### Exercise
Return each line of the data below verbatim; pictures are to be left out.

### Recorded data
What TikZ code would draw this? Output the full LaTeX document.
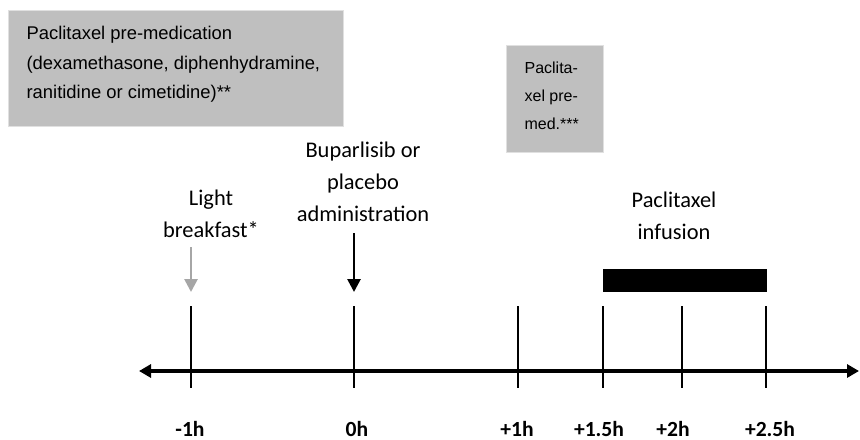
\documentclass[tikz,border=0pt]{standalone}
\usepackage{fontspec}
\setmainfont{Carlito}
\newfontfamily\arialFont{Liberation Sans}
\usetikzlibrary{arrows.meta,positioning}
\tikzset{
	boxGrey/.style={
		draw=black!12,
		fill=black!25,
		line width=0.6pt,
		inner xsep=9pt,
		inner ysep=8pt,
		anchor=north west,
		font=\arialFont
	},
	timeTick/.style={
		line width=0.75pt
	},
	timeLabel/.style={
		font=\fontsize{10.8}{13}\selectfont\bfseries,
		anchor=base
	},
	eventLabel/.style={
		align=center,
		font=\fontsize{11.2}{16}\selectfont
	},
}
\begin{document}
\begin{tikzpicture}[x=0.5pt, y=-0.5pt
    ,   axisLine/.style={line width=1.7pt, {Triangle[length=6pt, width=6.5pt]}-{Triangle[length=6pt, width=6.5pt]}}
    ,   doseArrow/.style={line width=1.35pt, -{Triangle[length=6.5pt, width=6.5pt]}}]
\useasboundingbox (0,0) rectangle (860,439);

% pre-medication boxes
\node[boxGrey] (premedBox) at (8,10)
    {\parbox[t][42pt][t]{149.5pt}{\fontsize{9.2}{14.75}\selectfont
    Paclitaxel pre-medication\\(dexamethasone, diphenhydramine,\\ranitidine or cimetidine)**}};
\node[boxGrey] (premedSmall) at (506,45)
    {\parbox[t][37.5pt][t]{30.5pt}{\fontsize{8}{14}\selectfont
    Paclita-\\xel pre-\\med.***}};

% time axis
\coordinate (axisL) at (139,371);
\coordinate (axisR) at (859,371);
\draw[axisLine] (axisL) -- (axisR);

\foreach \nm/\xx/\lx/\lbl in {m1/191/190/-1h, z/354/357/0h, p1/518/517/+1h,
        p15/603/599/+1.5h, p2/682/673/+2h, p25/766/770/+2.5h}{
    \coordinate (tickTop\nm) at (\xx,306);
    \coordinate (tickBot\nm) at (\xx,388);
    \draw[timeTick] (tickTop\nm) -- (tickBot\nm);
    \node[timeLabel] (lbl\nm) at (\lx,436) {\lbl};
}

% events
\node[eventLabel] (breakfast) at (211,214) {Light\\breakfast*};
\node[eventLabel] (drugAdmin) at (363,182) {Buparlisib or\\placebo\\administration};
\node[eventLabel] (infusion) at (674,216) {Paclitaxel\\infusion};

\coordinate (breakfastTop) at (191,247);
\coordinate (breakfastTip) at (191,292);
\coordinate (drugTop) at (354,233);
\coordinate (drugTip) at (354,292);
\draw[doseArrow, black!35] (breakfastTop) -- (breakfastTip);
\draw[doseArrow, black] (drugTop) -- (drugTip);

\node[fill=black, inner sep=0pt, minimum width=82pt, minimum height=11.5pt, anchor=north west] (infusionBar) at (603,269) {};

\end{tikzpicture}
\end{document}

### Result
What TikZ code would draw this? Output the full LaTeX document.
\documentclass[tikz,border=0pt]{standalone}
\usepackage{fontspec}
\setmainfont{Carlito}
\newfontfamily\arialFont{Liberation Sans}
\usetikzlibrary{arrows.meta,positioning}
\tikzset{
	boxGrey/.style={
		draw=black!12,
		fill=black!25,
		line width=0.6pt,
		inner xsep=9pt,
		inner ysep=8pt,
		anchor=north west,
		font=\arialFont
	},
	timeTick/.style={
		line width=0.75pt
	},
	timeLabel/.style={
		font=\fontsize{10.8}{13}\selectfont\bfseries,
		anchor=base
	},
	eventLabel/.style={
		align=center,
		font=\fontsize{11.2}{16}\selectfont
	},
}
\begin{document}
\begin{tikzpicture}[x=0.5pt, y=-0.5pt
    ,   axisLine/.style={line width=1.7pt, {Triangle[length=6pt, width=6.5pt]}-{Triangle[length=6pt, width=6.5pt]}}
    ,   doseArrow/.style={line width=1.35pt, -{Triangle[length=6.5pt, width=6.5pt]}}]
\useasboundingbox (0,0) rectangle (860,439);

% pre-medication boxes
\node[boxGrey] (premedBox) at (8,10)
    {\parbox[t][42pt][t]{149.5pt}{\fontsize{9.2}{14.75}\selectfont
    Paclitaxel pre-medication\\(dexamethasone, diphenhydramine,\\ranitidine or cimetidine)**}};
\node[boxGrey] (premedSmall) at (506,45)
    {\parbox[t][37.5pt][t]{30.5pt}{\fontsize{8}{14}\selectfont
    Paclita-\\xel pre-\\med.***}};

% time axis
\coordinate (axisL) at (139,371);
\coordinate (axisR) at (859,371);
\draw[axisLine] (axisL) -- (axisR);

\foreach \nm/\xx/\lx/\lbl in {m1/191/190/-1h, z/354/357/0h, p1/518/517/+1h,
        p15/603/599/+1.5h, p2/682/673/+2h, p25/766/770/+2.5h}{
    \coordinate (tickTop\nm) at (\xx,306);
    \coordinate (tickBot\nm) at (\xx,388);
    \draw[timeTick] (tickTop\nm) -- (tickBot\nm);
    \node[timeLabel] (lbl\nm) at (\lx,436) {\lbl};
}

% events
\node[eventLabel] (breakfast) at (211,214) {Light\\breakfast*};
\node[eventLabel] (drugAdmin) at (363,182) {Buparlisib or\\placebo\\administration};
\node[eventLabel] (infusion) at (674,216) {Paclitaxel\\infusion};

\coordinate (breakfastTop) at (191,247);
\coordinate (breakfastTip) at (191,292);
\coordinate (drugTop) at (354,233);
\coordinate (drugTip) at (354,292);
\draw[doseArrow, black!35] (breakfastTop) -- (breakfastTip);
\draw[doseArrow, black] (drugTop) -- (drugTip);

\node[fill=black, inner sep=0pt, minimum width=82pt, minimum height=11.5pt, anchor=north west] (infusionBar) at (603,269) {};

\end{tikzpicture}
\end{document}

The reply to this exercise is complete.